Смирительная рубашка (Лондон) - страница 39

— Заткнись, Рыжий! — рявкнул на него надзиратель.

— Еще чего! — послышалось в ответ.

— Я до тебя доберусь, Рыжий! — пригрозил надзиратель.

— Ты так думаешь? — ласково спросил Рыжий из Филадельфии, а потом злобно процедил сквозь зубы: — Где тебе до меня добраться, старая кочерыжка! Ты бы и до своей работенки не добрался, если бы не связи твоего братца. А мы все знаем, в какое вонючее местечко ведут связи твоего братца.

Это было восхитительно — мужество человека, сумевшего подавить в себе страх перед самой зверской системой.

— До свидания, приятель! — крикнул мне вслед Рыжий из Филадельфии. — Всего хорошего! Будь умницей и люби начальника тюрьмы. А если увидишь его, скажи, что ты меня видел, да не видел, чтоб я кого обидел.

Надзиратель побагровел от ярости, и за шутку Рыжего мне пришлось получить немало пинков и ударов.

ГЛАВА ВОСЬМАЯ

В одиночной камере номер один начальник тюрьмы Азертон и капитан Джеми начали допрашивать меня с пристрастием.

Начальник тюрьмы заявил мне:

— Стэндинг, ты образумишься и скажешь, где этот динамит, или умрешь в рубашке. Люди и покрепче тебя образумливались, когда я говорил с ними по-свойски. Выбирай — динамит или гроб.

— Значит, гроб, — ответил я, — потому что о динамите мне ничего не известно.

Это вывело начальника тюрьмы из себя, и он не стал затягивать дела.

— Ложись! — скомандовал он.

Я подчинился, так как уже по опыту знал, каково драться с тремя-четырьмя сильными людьми. Они зашнуровали меня как могли туже и дали мне сто часов. Каждые двадцать четыре часа меня поили водой. Есть я не хотел, да меня и не кормили.

К концу этой сотни часов Джексон, тюремный врач, несколько раз приходил проверить, в каком я состоянии.

Но за время моей «неисправимости» я настолько привык к рубашке, что одна ее порция не могла произвести на меня большого впечатления. Конечно, рубашка ослабляла меня, выжимала из меня жизнь, но я научился так напрягать мускулы, что, когда меня шнуровали, выгадывал немного пространства. К концу первых ста часов я был измучен, но и только. Мне дали сутки отдохнуть и опять затянули в рубаху — уже на сто пятьдесят часов. Почти все это время я не чувствовал своего тела и бредил.

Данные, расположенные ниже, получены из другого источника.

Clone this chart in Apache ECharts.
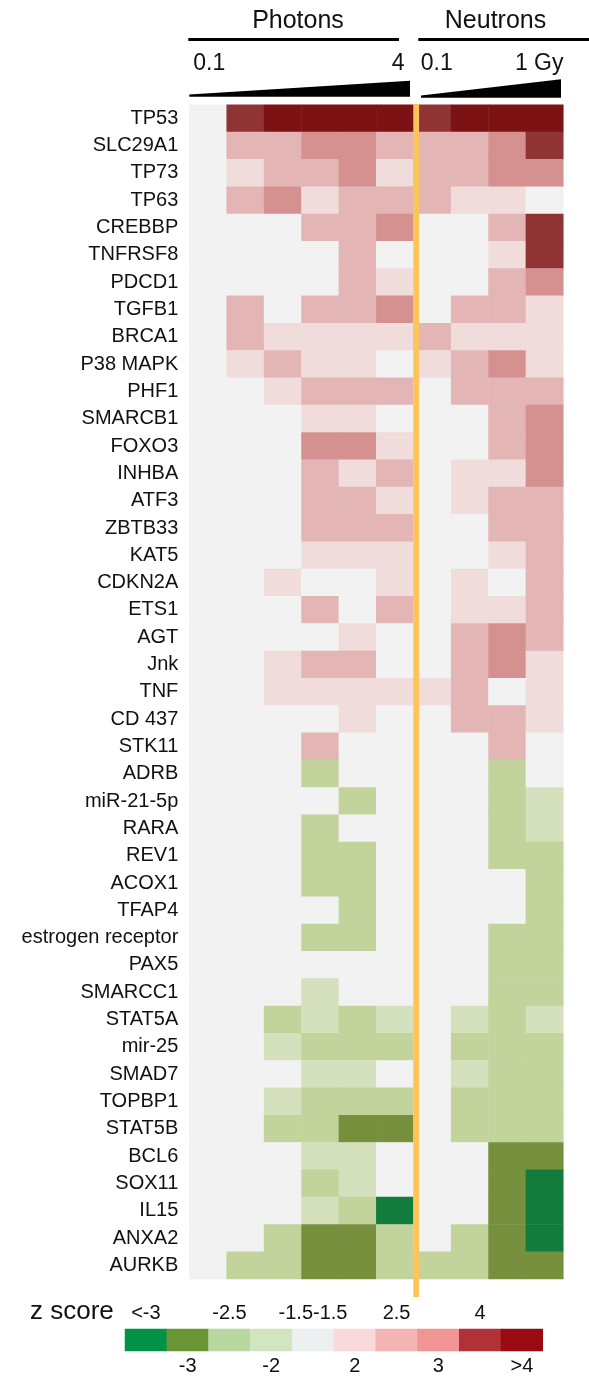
<!DOCTYPE html>
<html>
<head>
<meta charset="utf-8">
<script src="https://cdn.jsdelivr.net/npm/echarts@6/dist/echarts.min.js"></script>
<style>
html,body{margin:0;padding:0;background:#fff;}
#chart{width:589px;height:1376px;}
</style>
</head>
<body>
<div id="chart"></div>
<script>
// ---------- DATA ----------
const genes = ['TP53','SLC29A1','TP73','TP63','CREBBP','TNFRSF8','PDCD1','TGFB1','BRCA1','P38 MAPK','PHF1','SMARCB1','FOXO3','INHBA','ATF3','ZBTB33','KAT5','CDKN2A','ETS1','AGT','Jnk','TNF','CD 437','STK11','ADRB','miR-21-5p','RARA','REV1','ACOX1','TFAP4','estrogen receptor','PAX5','SMARCC1','STAT5A','mir-25','SMAD7','TOPBP1','STAT5B','BCL6','SOX11','IL15','ANXA2','AURKB'];
const columns = ['Photons 1','Photons 2','Photons 3','Photons 4','Photons 5','Photons 6','Neutrons 1','Neutrons 2','Neutrons 3','Neutrons 4'];

// z scores (binned), photons: 6 increasing doses 0.1..4 Gy
const zPhotons = [
 [0,4,5,5,5,5],[0,2.5,2.5,3,3,2.5],[0,2,2.5,2.5,3,2],[0,2.5,3,2,2.5,2.5],
 [0,0,0,2.5,2.5,3],[0,0,0,0,2.5,0],[0,0,0,0,2.5,2],[0,2.5,0,2.5,2.5,3],
 [0,2.5,2,2,2,2],[0,2,2.5,2,2,0],[0,0,2,2.5,2.5,2.5],[0,0,0,2,2,0],
 [0,0,0,3,3,2],[0,0,0,2.5,2,2.5],[0,0,0,2.5,2.5,2],[0,0,0,2.5,2.5,2.5],
 [0,0,0,2,2,2],[0,0,2,0,0,2],[0,0,0,2.5,0,2.5],[0,0,0,0,2,0],
 [0,0,2,2.5,2.5,0],[0,0,2,2,2,2],[0,0,0,0,2,0],[0,0,0,2.5,0,0],
 [0,0,0,-2.5,0,0],[0,0,0,0,-2.5,0],[0,0,0,-2.5,0,0],[0,0,0,-2.5,-2.5,0],
 [0,0,0,-2.5,-2.5,0],[0,0,0,0,-2.5,0],[0,0,0,-2.5,-2.5,0],[0,0,0,0,0,0],
 [0,0,0,-2,0,0],[0,0,-2.5,-2,-2.5,-2],[0,0,-2,-2.5,-2.5,-2.5],[0,0,0,-2,-2,0],
 [0,0,-2,-2.5,-2.5,-2.5],[0,0,-2.5,-2.5,-3,-3],[0,0,0,-2,-2,0],[0,0,0,-2.5,-2,0],
 [0,0,0,-2,-2.5,-3.5],[0,0,-2.5,-3,-3,-2.5],[0,-2.5,-2.5,-3,-3,-2.5]
];
// neutrons: 4 increasing doses 0.1..1 Gy
const zNeutrons = [
 [4,5,5,5],[2.5,2.5,3,4],[2.5,2.5,3,3],[2.5,2,2,0],
 [0,0,2.5,4],[0,0,2,4],[0,0,2.5,3],[0,2.5,2.5,2],
 [2.5,2,2,2],[2,2.5,3,2],[0,2.5,2.5,2.5],[0,0,2.5,3],
 [0,0,2.5,3],[0,2,2,3],[0,2,2.5,2.5],[0,0,2.5,2.5],
 [0,0,2,2.5],[0,2,0,2.5],[0,2,2,2.5],[0,2.5,3,2.5],
 [0,2.5,3,2],[2,2.5,0,2],[0,2.5,2.5,2],[0,0,2.5,0],
 [0,0,-2.5,0],[0,0,-2.5,-2],[0,0,-2.5,-2],[0,0,-2.5,-2.5],
 [0,0,0,-2.5],[0,0,0,-2.5],[0,0,-2.5,-2.5],[0,0,-2.5,-2.5],
 [0,0,-2.5,-2.5],[0,-2,-2.5,-2],[0,-2.5,-2.5,-2.5],[0,-2,-2.5,-2.5],
 [0,-2.5,-2.5,-2.5],[0,-2.5,-2.5,-2.5],[0,0,-3,-3],[0,0,-3,-3.5],
 [0,0,-3,-3.5],[0,-2.5,-3,-3.5],[-2.5,-2.5,-3,-3]
];

// bins and their colours in the heatmap
const binValues = [-3.5,-3,-2.5,-2,0,2,2.5,3,4,5];
const binColors = ['#137c3d','#76903d','#c2d39c','#d5e0bd','#f2f2f2','#efdcdb','#e3b5b5','#d49190','#8f3432','#7c1214'];

// colour key
const legendColors = ['#009245','#6a9636','#b8d89f','#d1e5bf','#edf0f0','#f9d9d9','#f5b4b4','#f09494','#b03236','#9a0a12'];
const legendTopLabels = ['<-3','','-2.5','','-1.5-1.5','','2.5','','4',''];
const legendBottomLabels = ['','-3','','-2','','2','','3','','>4'];

// ---------- BUILD ----------
const FONT = '"Liberation Sans", Arial, Helvetica, sans-serif';
const cells = [];
genes.forEach((g, r) => {
  const row = zPhotons[r].concat(zNeutrons[r]);
  row.forEach((v, c) => cells.push([c, r, v]));
});
const legendCells = legendColors.map((c, i) => ({ value: [i, 0, binValues[i]], itemStyle: { color: c } }));

const chart = echarts.init(document.getElementById('chart'), null, { renderer: 'canvas' });
const option = {
  backgroundColor: '#ffffff',
  animation: false,
  textStyle: { fontFamily: FONT },
  grid: [
    { left: 189.3, top: 104.7, width: 374, height: 1174.3 },
    { left: 125, top: 1329, width: 417.8, height: 24.7 }
  ],
  xAxis: [
    { type: 'category', data: columns, gridIndex: 0, show: false },
    { type: 'category', data: legendBottomLabels.map((_, i) => 'b' + i), gridIndex: 1, position: 'bottom',
      axisLine: { show: false }, axisTick: { show: false },
      axisLabel: { interval: 0, margin: 5, fontSize: 20, color: '#111', fontFamily: FONT,
        formatter: (v, i) => legendBottomLabels[i] } },
    { type: 'category', data: legendTopLabels.map((_, i) => 't' + i), gridIndex: 1, position: 'top',
      axisLine: { show: false }, axisTick: { show: false },
      axisLabel: { interval: 0, margin: 6, fontSize: 20, color: '#111', fontFamily: FONT,
        formatter: (v, i) => legendTopLabels[i] } }
  ],
  yAxis: [
    { type: 'category', data: genes, gridIndex: 0, inverse: true,
      axisLine: { show: false }, axisTick: { show: false },
      axisLabel: { interval: 0, margin: 11, fontSize: 20, color: '#111', fontFamily: FONT } },
    { type: 'category', data: ['key'], gridIndex: 1, show: false }
  ],
  visualMap: {
    type: 'piecewise', show: false, seriesIndex: 0, dimension: 2,
    pieces: binValues.map((v, i) => ({ value: v, color: binColors[i] }))
  },
  series: [
    { type: 'heatmap', xAxisIndex: 0, yAxisIndex: 0, data: cells,
      emphasis: { disabled: true } },
    { type: 'heatmap', xAxisIndex: 1, yAxisIndex: 1, data: legendCells, emphasis: { disabled: true } }
  ],
  graphic: [
    { type: 'text', x: 298, y: 21, z: 10, style: { text: 'Photons', font: '25px ' + FONT, fill: '#111', align: 'center', verticalAlign: 'middle' } },
    { type: 'text', x: 495.5, y: 21, z: 10, style: { text: 'Neutrons', font: '25px ' + FONT, fill: '#111', align: 'center', verticalAlign: 'middle' } },
    { type: 'rect', z: 10, shape: { x: 188.3, y: 38, width: 210.7, height: 3 }, style: { fill: '#000' } },
    { type: 'rect', z: 10, shape: { x: 418.3, y: 38, width: 171, height: 3 }, style: { fill: '#000' } },
    { type: 'text', x: 193.3, y: 63.5, z: 10, style: { text: '0.1', font: '23px ' + FONT, fill: '#111', align: 'left', verticalAlign: 'middle' } },
    { type: 'text', x: 404.5, y: 63.5, z: 10, style: { text: '4', font: '23px ' + FONT, fill: '#111', align: 'right', verticalAlign: 'middle' } },
    { type: 'text', x: 420.7, y: 63.5, z: 10, style: { text: '0.1', font: '23px ' + FONT, fill: '#111', align: 'left', verticalAlign: 'middle' } },
    { type: 'text', x: 563.5, y: 63.5, z: 10, style: { text: '1 Gy', font: '23px ' + FONT, fill: '#111', align: 'right', verticalAlign: 'middle' } },
    { type: 'polygon', z: 10, shape: { points: [[189.3, 94.5], [410, 80.7], [410, 96.8], [189.3, 96.8]] }, style: { fill: '#000' } },
    { type: 'polygon', z: 10, shape: { points: [[421, 95.5], [561, 79.3], [561, 97.7], [421, 97.7]] }, style: { fill: '#000' } },
    { type: 'rect', z: 20, shape: { x: 413.3, y: 104, width: 5.8, height: 1193 }, style: { fill: '#fcc55b' } },
    { type: 'text', x: 30, y: 1312, z: 10, style: { text: 'z score', font: '26px ' + FONT, fill: '#111', align: 'left', verticalAlign: 'middle' } }
  ]
};
chart.setOption(option);
</script>
</body>
</html>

А иногда, напрягая всю силу воли, надолго засыпал.

Затем начальник тюрьмы решил попробовать другой прием.

Теперь мне никогда не было известно заранее, сколько часов я буду Отдыхать, а сколько проведу в рубашке. Я даже не знал, когда именно меня зашнуруют. Так, например, если один раз я отдыхал десять часов, а в рубашке проводил двадцать, то в другой раз получал только четыре часа отдыха. В глухую ночь гремели засовы моей камеры и дежурные надзиратели принимались меня шнуровать. Иногда устанавливался какой-то ритм. Скажем, в течение трех суток мне давалось попеременно восемь часов рубашки и восемь часов отдыха. А потом, когда я уже привыкал к этому, все неожиданно изменялось, и я получал двое суток рубашки.